According to Loeb and graduate student Ryan M. O’Leary, the Milky Way Galaxy may have hundreds of black holes present in its outer regions, which were created when early galaxies combined to create the Milky Way. The merge formed a massive black hole in the center and hundreds of smaller wandering black holes on the periphery of the galaxy.

“We now know that every galaxy has a black hole at its center and that galaxies merge,” Loeb said. “The Milky Way galaxy was made out of building blocks of dwarf galaxies, which came together.”

General relativity calculations give evidence for the existence of the black holes—if visual evidence is found within astronomical observations, the black holes would “test the predictions of general relativity,” O’Leary said.

The cluster is expected to be highly compact and the “black hole will give the stars higher speeds.”

O’Leary has started the search for these compact clusters using the Sloan Digital Sky Survey Database—a program that maps the Northern Hemisphere’s sky.

The objects should have already been detected in the database, but since no one has been looking for them, they haven’t been identified and studied, he said.

O’Leary is currently sifting through the data and hopes that he will identify potential star clusters harboring a rogue black hole.

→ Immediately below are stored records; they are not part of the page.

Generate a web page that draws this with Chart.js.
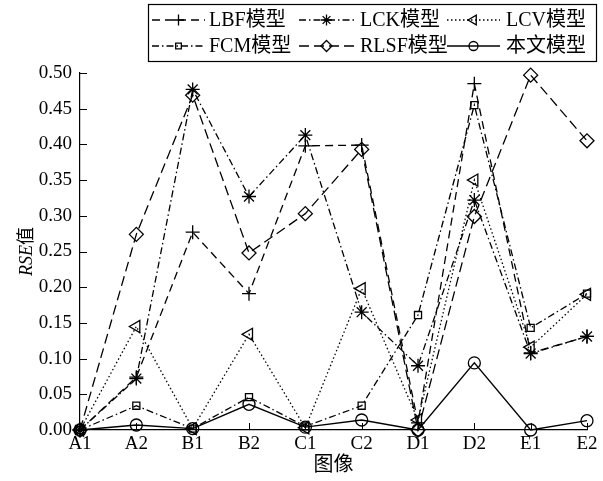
<!DOCTYPE html>
<html><head><meta charset="utf-8">
<script src="https://cdn.jsdelivr.net/npm/chart.js@4"></script>
<style>html,body{margin:0;padding:0;background:#fff}#wrap{width:603px;height:481px}</style>
</head><body><div id="wrap"><canvas id="c" width="603" height="481"></canvas></div>
<script>
// ---- data ----
const categories = ['A1','A2','B1','B2','C1','C2','D1','D2','E1','E2'];
const seriesNames = ['LBF模型','LCK模型','LCV模型','FCM模型','RLSF模型','本文模型'];
const lbf  = [0, 0.074, 0.277, 0.191, 0.398, 0.399, 0.010, 0.485, 0.108, 0.131];
const lck  = [0, 0.072, 0.477, 0.327, 0.413, 0.165, 0.090, 0.322, 0.107, 0.131];
const lcv  = [0, 0.145, 0.002, 0.134, 0.003, 0.198, 0.014, 0.350, 0.116, 0.190];
const fcm  = [0, 0.034, 0.002, 0.046, 0.005, 0.034, 0.161, 0.455, 0.143, 0.191];
const rlsf = [0, 0.274, 0.469, 0.248, 0.303, 0.393, 0.000, 0.299, 0.497, 0.405];
const ours = [0, 0.007, 0.002, 0.036, 0.004, 0.014, 0.000, 0.094, 0.000, 0.013];
const yTickValues = [0, 0.05, 0.10, 0.15, 0.20, 0.25, 0.30, 0.35, 0.40, 0.45, 0.50];
const xTitle = '图像';
const yTitleItalic = 'RSE';
const yTitleRest = '值';

const SERIF = '"Liberation Serif", "Noto Sans CJK SC", serif';

function ds(label, data, dash, style, radius, rot) {
  return {
    label, data,
    borderColor: '#000', borderWidth: 1.3, borderDash: dash,
    pointStyle: style, pointRadius: radius, pointRotation: rot || 0,
    pointBorderColor: '#000', pointBackgroundColor: 'rgba(0,0,0,0)',
    pointBorderWidth: 1.3, tension: 0, fill: false, clip: false
  };
}

const datasets = [
  ds(seriesNames[0], lbf,  [8, 5], 'cross', 7),
  ds(seriesNames[1], lck,  [7, 3, 1.5, 3], 'star', 7),
  ds(seriesNames[2], lcv,  [1.5, 2.5], 'triangle', 7, -90),
  ds(seriesNames[3], fcm,  [7, 3, 1.5, 3], 'rect', 5),
  ds(seriesNames[4], rlsf, [10, 5], 'rectRot', 7),
  ds(seriesNames[5], ours, [], 'circle', 6)
];

const innerTicks = {
  id: 'innerTicks',
  beforeDatasetsDraw(chart) {
    const {ctx, chartArea, scales: {x, y}} = chart;
    ctx.save();
    ctx.strokeStyle = '#000'; ctx.lineWidth = 1;
    ctx.beginPath();
    x.ticks.forEach((t, i) => {
      const px = Math.round(x.getPixelForTick(i)) + 0.5;
      ctx.moveTo(px, chartArea.bottom); ctx.lineTo(px, chartArea.bottom - 7);
    });
    y.ticks.forEach((t, i) => {
      const py = Math.round(y.getPixelForTick(i)) + 0.5;
      ctx.moveTo(chartArea.left, py); ctx.lineTo(chartArea.left + 7, py);
    });
    ctx.stroke();
    ctx.restore();
  }
};

const yTitlePlugin = {
  id: 'yTitle',
  afterDraw(chart) {
    const {ctx, chartArea} = chart;
    ctx.save();
    const cy = (chartArea.top + chartArea.bottom) / 2;
    ctx.translate(27, cy);
    ctx.rotate(-Math.PI / 2);
    ctx.fillStyle = '#000';
    ctx.textBaseline = 'middle';
    const fi = 'italic 18px ' + SERIF, fn = '18px ' + SERIF;
    ctx.font = fi; const w1 = ctx.measureText(yTitleItalic).width;
    ctx.font = fn; const w2 = ctx.measureText(yTitleRest).width;
    const x0 = -(w1 + w2) / 2;
    ctx.font = fi; ctx.fillText(yTitleItalic, x0, 0);
    ctx.font = fn; ctx.fillText(yTitleRest, x0 + w1, 0);
    ctx.restore();
  }
};

const legendPlugin = {
  id: 'boxLegend',
  afterDraw(chart) {
    const {ctx} = chart;
    const box = {l: 148, t: 4, r: 596, b: 61};
    const rows = [20, 46];
    const cols = [{s: 152, e: 205, tx: 209}, {s: 299, e: 354, tx: 360}, {s: 447, e: 500, tx: 506}];
    ctx.save();
    ctx.strokeStyle = '#000'; ctx.lineWidth = 1.2;
    ctx.strokeRect(box.l + 0.5, box.t + 0.5, box.r - box.l, box.b - box.t);
    chart.data.datasets.forEach((d, i) => {
      const row = rows[Math.floor(i / 3)], c = cols[i % 3];
      ctx.save();
      ctx.strokeStyle = '#000'; ctx.lineWidth = d.borderWidth;
      ctx.setLineDash(d.borderDash || []);
      ctx.beginPath(); ctx.moveTo(c.s, row); ctx.lineTo(c.e, row); ctx.stroke();
      ctx.setLineDash([]);
      ctx.fillStyle = 'rgba(0,0,0,0)';
      ctx.lineWidth = d.pointBorderWidth;
      Chart.helpers.drawPoint(ctx, {
        pointStyle: d.pointStyle, rotation: d.pointRotation,
        radius: Math.max(4, d.pointRadius - 1.5), borderWidth: d.pointBorderWidth
      }, (c.s + c.e) / 2, row);
      ctx.restore();
      ctx.fillStyle = '#000';
      ctx.font = '20px ' + SERIF;
      ctx.textBaseline = 'middle';
      ctx.fillText(d.label, c.tx, row + 1);
    });
    ctx.restore();
  }
};

new Chart(document.getElementById('c'), {
  type: 'line',
  data: {labels: categories, datasets},
  options: {
    responsive: false, animation: false, devicePixelRatio: 1,
    layout: {padding: {top: 73, right: 16, left: 0, bottom: 0}},
    plugins: {legend: {display: false}, tooltip: {enabled: false}},
    scales: {
      x: {
        type: 'category', offset: false,
        grid: {display: false, drawTicks: false},
        border: {display: true, color: '#000', width: 1.2},
        ticks: {color: '#000', font: {family: SERIF, size: 19}, padding: 3, maxRotation: 0, autoSkip: false},
        title: {display: true, text: xTitle, color: '#000', font: {family: SERIF, size: 20}, padding: {top: 0, bottom: 3}},
        afterFit(s) { s.height = 51; }
      },
      y: {
        min: 0, max: 0.5,
        grid: {display: false, drawTicks: false},
        border: {display: true, color: '#000', width: 1.2},
        ticks: {color: '#000', font: {family: SERIF, size: 19}, padding: 8, callback: v => Number(v).toFixed(2)},
        afterBuildTicks(s) { s.ticks = yTickValues.map(v => ({value: v})); },
        afterFit(s) { s.width = 80; }
      }
    }
  },
  plugins: [innerTicks, yTitlePlugin, legendPlugin]
});
</script>
</body></html>
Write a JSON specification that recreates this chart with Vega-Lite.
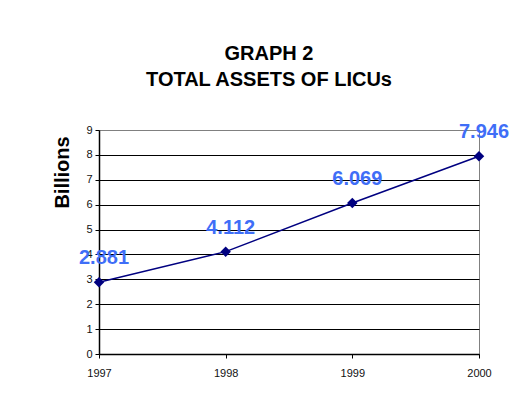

Though these black holes may be roaming our galaxy, the security of the Earth is not in question, according to Loeb. The chances that a black hole is located close to our solar system are “very small,” he added.

But if one were to pass too close to our solar system, it would likely “disturb the movement of the inner planets,” including Earth, according to Loeb.

But for now, no one should lose sleep over these rogue black holes lurking among the peripheral stars of our galaxy.